Town of Bedford v. Nelson Peltz, 283 A.D.2d 568, 727 N.Y.S.2d 119 (2d Dep’t 2001)
At issue was the use of a portion of defendant’s property in the Town of Bedford for the take-off and landing of a helicopter that was used as a mode of commutation. The subject property was formerly owned by the late DeWitt Wallace, the founder of Reader’s Digest, who also used the property for the occasional takeoff and landing of aircraft. The Town sought a permanent injunction prohibiting the property owners from using their property in connection with helicopter flights based upon the prohibition contained in the local zoning ordinance. The property owner argued the use was a legally nonconforming use. The Appellate Division, Second Department held that the use of the property was a significant, impermissible enlargement of the late DeWitt Wallace’s recreational airplane use.

Sposato v. Zoning Board of Appeals of the Village of Pelham,
287 A.D.2d 639, 732 N.Y.S.2d 19 (2d Dep’t 2001)

After a property owner was issued a building permit to construct a non-conforming garage in replace of a prior non-conforming garage, neighbors commenced an Article 78 proceeding to challenge the grant of the permit. The Appellate Division, Second Department, upheld the issuance of the building permit on the basis that the new, non-conforming garage was non-conforming in the same two respects as the predecessor non-conforming garage – that of height and the setback from the property line – and therefore was permissible pursuant to the Village Zoning Code as it did not “increase the degree of non-conformity.”

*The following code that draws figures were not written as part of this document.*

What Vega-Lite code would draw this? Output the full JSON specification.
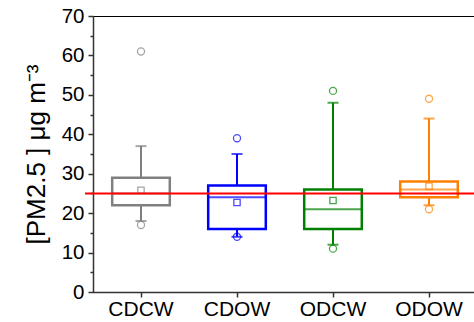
{
  "$schema": "https://vega.github.io/schema/vega-lite/v6.json",
  "width": 384,
  "height": 276,
  "autosize": {"type": "none"},
  "padding": {"left": 93, "top": 16, "right": 0, "bottom": 30},
  "background": "white",
  "config": {
    "view": {"stroke": "#000", "strokeWidth": 1},
    "font": "Liberation Sans"
  },
  "resolve": {"axis": {"y": "independent"}},
  "datasets": {
    "boxes": [
      {"cat": "CDCW", "wlo": 18, "q1": 22, "med": 25, "q3": 29, "whi": 37, "mean": 25.8},
      {"cat": "CDOW", "wlo": 14, "q1": 16, "med": 24, "q3": 27, "whi": 35, "mean": 22.7},
      {"cat": "ODCW", "wlo": 12, "q1": 16, "med": 21, "q3": 26, "whi": 48, "mean": 23.2},
      {"cat": "ODOW", "wlo": 22, "q1": 24, "med": 26, "q3": 28, "whi": 44, "mean": 26.8}
    ],
    "outliers": [
      {"cat": "CDCW", "v": 61}, {"cat": "CDCW", "v": 17},
      {"cat": "CDOW", "v": 39}, {"cat": "CDOW", "v": 14},
      {"cat": "ODCW", "v": 51}, {"cat": "ODCW", "v": 11},
      {"cat": "ODOW", "v": 49}, {"cat": "ODOW", "v": 21}
    ]
  },
  "encoding": {
    "x": {
      "field": "cat", "type": "nominal",
      "sort": ["CDCW", "CDOW", "ODCW", "ODOW"],
      "scale": {"paddingInner": 0, "paddingOuter": 0},
      "axis": {
        "title": null, "labelAngle": 0, "labelFontSize": 21, "labelColor": "#000",
        "labelFont": "Liberation Sans", "tickSize": 5, "tickColor": "#333", "domainColor": "#333",
        "labelPadding": 1, "domainWidth": 1.5, "tickWidth": 1.5
      }
    },
    "color": {
      "field": "cat", "type": "nominal",
      "scale": {"domain": ["CDCW", "CDOW", "ODCW", "ODOW"], "range": ["#808080", "#0000FF", "#008000", "#FF8000"]},
      "legend": null
    }
  },
  "layer": [
    {
      "data": {"name": "boxes"},
      "mark": {"type": "rule", "strokeWidth": 2},
      "encoding": {
        "y": {
          "field": "wlo", "type": "quantitative",
          "scale": {"domain": [0, 70], "nice": false, "zero": false},
          "axis": {
            "orient": "left",
            "title": "[PM2.5 ] μg m⁻³",
            "titleFontSize": 26, "titleFontWeight": "normal", "titleColor": "#000", "titleFont": "Liberation Sans",
            "titlePadding": 12,
            "values": [0, 5, 10, 15, 20, 25, 30, 35, 40, 45, 50, 55, 60, 65, 70],
            "labelOverlap": false,
            "labelExpr": "datum.value % 10 === 0 ? datum.label : ''",
            "tickSize": {"condition": {"test": "datum.value % 10 === 0", "value": 5}, "value": 3},
            "labelFontSize": 20.5, "labelColor": "#000", "labelFont": "Liberation Sans",
            "labelPadding": 4, "grid": false,
            "domainColor": "#333", "tickColor": "#333", "domainWidth": 1.5, "tickWidth": 1.5
          }
        },
        "y2": {"field": "q1"}
      }
    },
    {
      "data": {"name": "boxes"},
      "mark": {"type": "rule", "strokeWidth": 2},
      "encoding": {
        "y": {"field": "q3", "type": "quantitative", "axis": null},
        "y2": {"field": "whi"}
      }
    },
    {
      "data": {"name": "boxes"},
      "mark": {"type": "tick", "orient": "horizontal", "size": 11, "thickness": 2},
      "encoding": {"y": {"field": "whi", "type": "quantitative", "axis": null}}
    },
    {
      "data": {"name": "boxes"},
      "mark": {"type": "tick", "orient": "horizontal", "size": 11, "thickness": 2},
      "encoding": {"y": {"field": "wlo", "type": "quantitative", "axis": null}}
    },
    {
      "data": {"name": "boxes"},
      "mark": {"type": "bar", "width": {"band": 0.6}, "fill": "white", "fillOpacity": 0, "strokeWidth": 2.5},
      "encoding": {
        "y": {"field": "q1", "type": "quantitative", "axis": null},
        "y2": {"field": "q3"},
        "stroke": {"field": "cat", "type": "nominal", "scale": {"domain": ["CDCW", "CDOW", "ODCW", "ODOW"], "range": ["#808080", "#0000FF", "#008000", "#FF8000"]}, "legend": null}
      }
    },
    {
      "data": {"name": "boxes"},
      "mark": {"type": "tick", "orient": "horizontal", "size": 58, "thickness": 2},
      "encoding": {"y": {"field": "med", "type": "quantitative", "axis": null}}
    },
    {
      "data": {"name": "boxes"},
      "mark": {"type": "point", "shape": "square", "size": 40, "filled": false, "strokeWidth": 1.3},
      "encoding": {"y": {"field": "mean", "type": "quantitative", "axis": null}}
    },
    {
      "data": {"name": "outliers"},
      "mark": {"type": "point", "shape": "circle", "size": 50, "filled": false, "strokeWidth": 1.3},
      "encoding": {"y": {"field": "v", "type": "quantitative", "axis": null}}
    },
    {
      "data": {"values": [{"ref": 25}]},
      "mark": {"type": "rule", "color": "#FF0000", "strokeWidth": 2},
      "encoding": {
        "y": {"field": "ref", "type": "quantitative", "axis": null},
        "x": {"value": -8},
        "x2": {"value": 384},
        "color": {"value": "#FF0000"}
      }
    }
  ]
}
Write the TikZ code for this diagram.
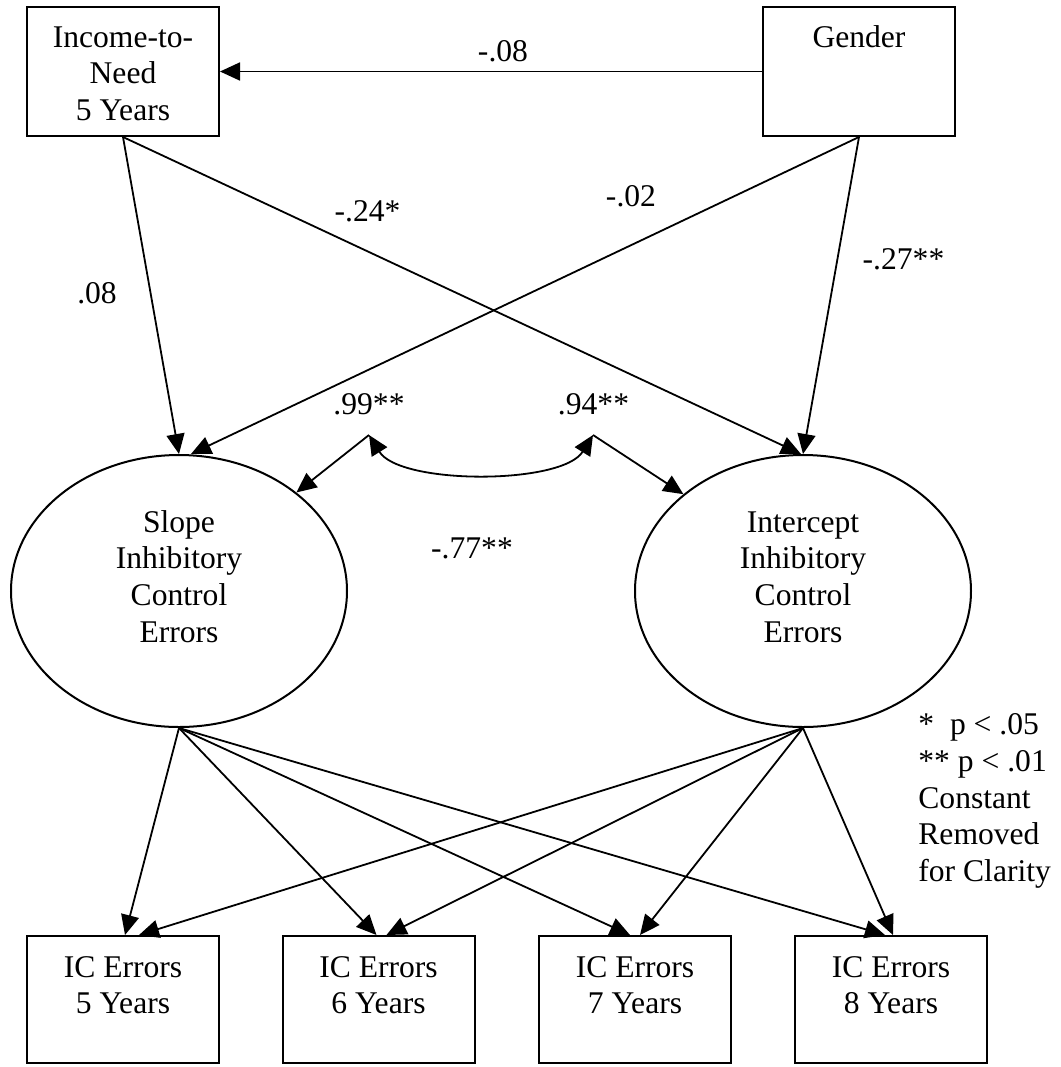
\documentclass[tikz,border=0pt]{standalone}
\usepackage{fontspec}
\setmainfont{Liberation Serif}
\usetikzlibrary{arrows.meta,shapes.geometric}
% text set from the top of a box of fixed height
\newcommand{\toptext}[3]{\parbox[c][#1][t]{96pt}{\centering\rule{0pt}{#2}#3}}

\begin{document}
\begin{tikzpicture}[x=0.5pt,y=-0.5pt,
  font=\fontsize{15.8}{18.4}\selectfont,
  >={Triangle[length=10pt,width=9pt]},
  box/.style={draw,line width=1pt,inner sep=0pt},
  latent/.style={draw,ellipse,line width=1pt,inner sep=0pt,minimum width=168pt,minimum height=136pt},
  link/.style={draw,line width=0.9pt,->},
  lbl/.style={inner sep=0pt}]
  \useasboundingbox (0,0) rectangle (1061,1067);

  %% predictors
  \node[box] (inc) at (123,71.5) {\toptext{64.5pt}{20pt}{Income-to-\\Need\\5 Years}};
  \node[box] (gen) at (859,71.5) {\toptext{64.5pt}{20pt}{Gender}};

  %% growth factors
  \node[latent] (slope) at (179,591) {\parbox[c][81pt][t]{80pt}{\centering\rule{0pt}{11pt}Slope\\Inhibitory\\Control\\Errors}};
  \node[latent] (inter) at (803,591) {\parbox[c][81pt][t]{80pt}{\centering\rule{0pt}{11pt}Intercept\\Inhibitory\\Control\\Errors}};

  %% indicators
  \node[box] (ic5) at (123,999.5) {\toptext{63.5pt}{20.5pt}{IC Errors\\5 Years}};
  \node[box] (ic6) at (378.5,999.5) {\toptext{63.5pt}{20.5pt}{IC Errors\\6 Years}};
  \node[box] (ic7) at (635,999.5) {\toptext{63.5pt}{20.5pt}{IC Errors\\7 Years}};
  \node[box] (ic8) at (891,999.5) {\toptext{63.5pt}{20.5pt}{IC Errors\\8 Years}};

  %% paths from predictors
  \draw[link] (gen) -- (inc);
  \draw[link] (inc.south) -- (slope.north);
  \draw[link] (inc.south) -- ([xshift=-1pt]inter.north);
  \draw[link] (gen.south) -- ([xshift=6pt]slope.north);
  \draw[link] (gen.south) -- (inter.north);
  \node[lbl] (cGenInc) at (503,51) {-.08};
  \node[lbl] (cIncSlp) at (97,293) {.08};
  \node[lbl] (cIncInt) at (367.5,211) {-.24*};
  \node[lbl] (cGenSlp) at (631,196) {-.02};
  \node[lbl] (cGenInt) at (903.5,259) {-.27**};

  %% variances and covariance
  \coordinate (v1) at (369,435);
  \coordinate (v2) at (593,435);
  \draw[link] (v1) -- (slope.40);
  \draw[link] (v2) -- (inter.141);
  \draw[link,<->] (v1) .. controls (400,485) and (562,485) .. (v2);
  \node[lbl] (cVarSlp) at (369,404) {.99**};
  \node[lbl] (cVarInt) at (593.5,404) {.94**};
  \node[lbl] (cCov) at (472,548) {-.77**};

  %% loadings
  \draw[link] (slope.south) -- ([xshift=1pt]ic5.north);
  \draw[link] (slope.south) -- ([xshift=-1pt]ic6.north);
  \draw[link] (slope.south) -- ([xshift=-2.5pt]ic7.north);
  \draw[link] (slope.south) -- ([xshift=-3pt]ic8.north);
  \draw[link] (inter.south) -- ([xshift=8pt]ic5.north);
  \draw[link] (inter.south) -- ([xshift=4pt]ic6.north);
  \draw[link] (inter.south) -- ([xshift=2.5pt]ic7.north);
  \draw[link] (inter.south) -- ([xshift=1pt]ic8.north);

  %% note
  \node[lbl,anchor=north west,align=left] (note) at (918,713) {*\ \ p < .05\\** p < .01\\Constant\\Removed\\for Clarity};
\end{tikzpicture}
\end{document}
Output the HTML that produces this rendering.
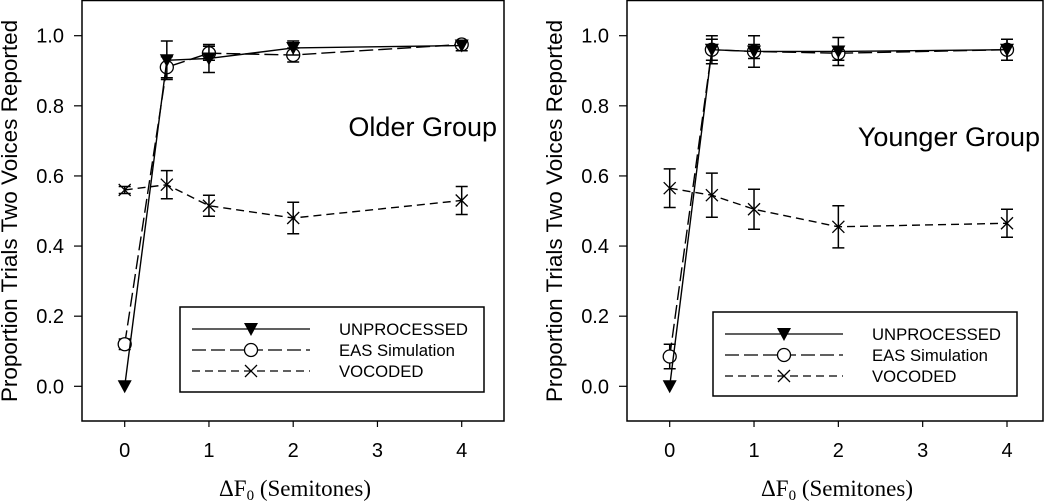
<!DOCTYPE html>
<html><head><meta charset="utf-8"><style>
html,body{margin:0;padding:0;background:#fff;}
svg{display:block;font-family:"Liberation Sans",sans-serif;}
</style></head><body>
<svg id="fig" width="1050" height="501" viewBox="0 0 1050 501"></svg>
<script>
const xValues=[0,0.5,1,2,4];
const xTicks=[0,1,2,3,4];
const yTicks=[0,0.2,0.4,0.6,0.8,1.0];
const yTickLabels=["0.0","0.2","0.4","0.6","0.8","1.0"];
const olderUnproc=[0,0.93,0.935,0.965,0.972];
const olderUnprocErr=[0,0.055,0.04,0.02,0.015];
const olderEas=[0.12,0.91,0.95,0.945,0.975];
const olderEasErr=[0.015,0.03,0.02,0.02,0.01];
const olderVoc=[0.56,0.575,0.515,0.48,0.53];
const olderVocErr=[0.01,0.04,0.03,0.045,0.04];
const youngUnproc=[0,0.96,0.955,0.955,0.96];
const youngUnprocErr=[0,0.04,0.045,0.04,0.03];
const youngEas=[0.085,0.96,0.955,0.95,0.96];
const youngEasErr=[0.035,0.03,0.02,0.02,0.03];
const youngVoc=[0.565,0.545,0.505,0.455,0.465];
const youngVocErr=[0.055,0.063,0.057,0.06,0.04];
const legendLabels=["UNPROCESSED","EAS Simulation","VOCODED"];

const NS="http://www.w3.org/2000/svg";
const svg=document.getElementById('fig');
function mk(tag,attrs,parent,name){const e=document.createElementNS(NS,tag);for(const k in attrs)e.setAttribute(k,attrs[k]);


(parent||svg).appendChild(e);return e;}

function panel(cfg){
  const g=mk('g',{},svg,cfg.name);
  const sx=v=>cfg.x0+(cfg.x4-cfg.x0)*v/4;
  const sy=v=>386.3-(386.3-35.7)*v;
  mk('rect',{x:cfg.left,y:0.5,width:cfg.right-cfg.left,height:420.5,fill:'none',stroke:'#000','stroke-width':1.5},g,'plot-frame');
  yTicks.forEach((t,i)=>{
    mk('line',{x1:cfg.left-8,x2:cfg.left,y1:sy(t),y2:sy(t),stroke:'#000','stroke-width':1.2},g,'y-tick');
    const tx=mk('text',{x:cfg.left-18,y:sy(t)+7,'font-size':20,'text-anchor':'end'},g,'y-tick-label');tx.textContent=yTickLabels[i];
  });
  xTicks.forEach(t=>{
    mk('line',{x1:sx(t),x2:sx(t),y1:421,y2:427,stroke:'#000','stroke-width':1.2},g,'x-tick');
    const tx=mk('text',{x:sx(t),y:457,'font-size':20,'text-anchor':'middle'},g,'x-tick-label');tx.textContent=t;
  });
  const yl=mk('text',{x:0,y:0,'font-size':22.5,'text-anchor':'middle',transform:`translate(${cfg.left-65},211) rotate(-90)`},g,'y-axis-title');
  yl.textContent='Proportion Trials Two Voices Reported';
  const xl=mk('text',{x:(cfg.left+cfg.right)/2+2,y:496,'font-size':23,'text-anchor':'middle','font-family':'Liberation Serif, serif'},g,'x-axis-title');
  xl.innerHTML='ΔF<tspan font-size="15" dy="4">0</tspan><tspan dy="-4"> (Semitones)</tspan>';
  const gt=mk('text',{x:cfg.gx,y:cfg.gy,'font-size':27,'text-anchor':'end'},g,'group-label');gt.textContent=cfg.group;
  const series=[
    {v:cfg.voc,e:cfg.vocE,dash:'8,5',m:'x',n:'vocoded'},
    {v:cfg.eas,e:cfg.easE,dash:'14,5',m:'o',n:'eas-simulation'},
    {v:cfg.un,e:cfg.unE,dash:'',m:'t',n:'unprocessed'}];
  series.forEach(s=>{
    const sg=mk('g',{},g,'series-'+s.n);
    mk('polyline',{points:xValues.map((x,i)=>sx(x)+','+sy(s.v[i])).join(' '),fill:'none',stroke:'#000','stroke-width':1.4,'stroke-dasharray':s.dash},sg,'line-'+s.n);
    xValues.forEach((x,i)=>{
      const cx=sx(x),cy=sy(s.v[i]);
      if(s.e[i]>0){const a=sy(s.v[i]+s.e[i]),b=sy(s.v[i]-s.e[i]);
        mk('path',{d:`M${cx},${a}V${b}M${cx-6},${a}H${cx+6}M${cx-6},${b}H${cx+6}`,stroke:'#000','stroke-width':1.5,fill:'none'},sg,'error-bar');}
      marker(sg,s.m,cx,cy,s.n);
    });
  });
  const L=cfg.leg;
  mk('rect',{x:L.x,y:L.y,width:L.w,height:L.h,fill:'#fff',stroke:'#000','stroke-width':1.5},g,'legend');
  const ms=['t','o','x'],ds=['','14,5','8,5'],nm=['unprocessed','eas-simulation','vocoded'];
  ms.forEach((m,i)=>{
    const yy=L.y+22+i*21;
    mk('line',{x1:L.x+12,x2:L.x+130,y1:yy,y2:yy,stroke:'#000','stroke-width':1.3,'stroke-dasharray':ds[i]},g,'legend-line-'+nm[i]);
    marker(g,m,L.x+71,yy,nm[i]);
    const t=mk('text',{x:L.x+159,y:yy+6,'font-size':16.7},g,'legend-entry');t.textContent=legendLabels[i];
  });
}
function marker(p,m,cx,cy,n){
  if(m==='t')mk('path',{d:`M${cx-7},${cy-6}L${cx+7},${cy-6}L${cx},${cy+7}Z`,fill:'#000'},p,'marker-'+n);
  else if(m==='o')mk('circle',{cx:cx,cy:cy,r:6.5,fill:'#fff',stroke:'#000','stroke-width':1.3},p,'marker-'+n);
  else mk('path',{d:`M${cx-6},${cy-6}L${cx+6},${cy+6}M${cx-6},${cy+6}L${cx+6},${cy-6}`,stroke:'#000','stroke-width':1.3},p,'marker-'+n);
}
panel({name:'older-group-panel',left:82,right:504,x0:124.7,x4:461.7,group:'Older Group',gx:497,gy:136,
  un:olderUnproc,unE:olderUnprocErr,eas:olderEas,easE:olderEasErr,voc:olderVoc,vocE:olderVocErr,
  leg:{x:180,y:307,w:304,h:85}});
panel({name:'younger-group-panel',left:627,right:1043,x0:669.7,x4:1007,group:'Younger Group',gx:1040,gy:146,
  un:youngUnproc,unE:youngUnprocErr,eas:youngEas,easE:youngEasErr,voc:youngVoc,vocE:youngVocErr,
  leg:{x:713,y:312,w:304,h:84}});
</script>
</body></html>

Spears v. Town of Cortlandt Planning Board, 44 A.D.3d 866, 844 N.Y.S.2d 84 (2d Dep’t 2007)
The Appellate Division, Second Department, affirmed the decision of the Supreme Court dismissing a proceeding brought by adjoining landowners to review the resolution of the town planning board granting the property owners’ application for preliminary subdivision approval. The Appellate Division held that the planning board’s interpretation of the Town’s subdivision regulations was neither unreasonable nor irrational and further that petitioners had failed to demonstrate that SEQRA review had been improperly segmented.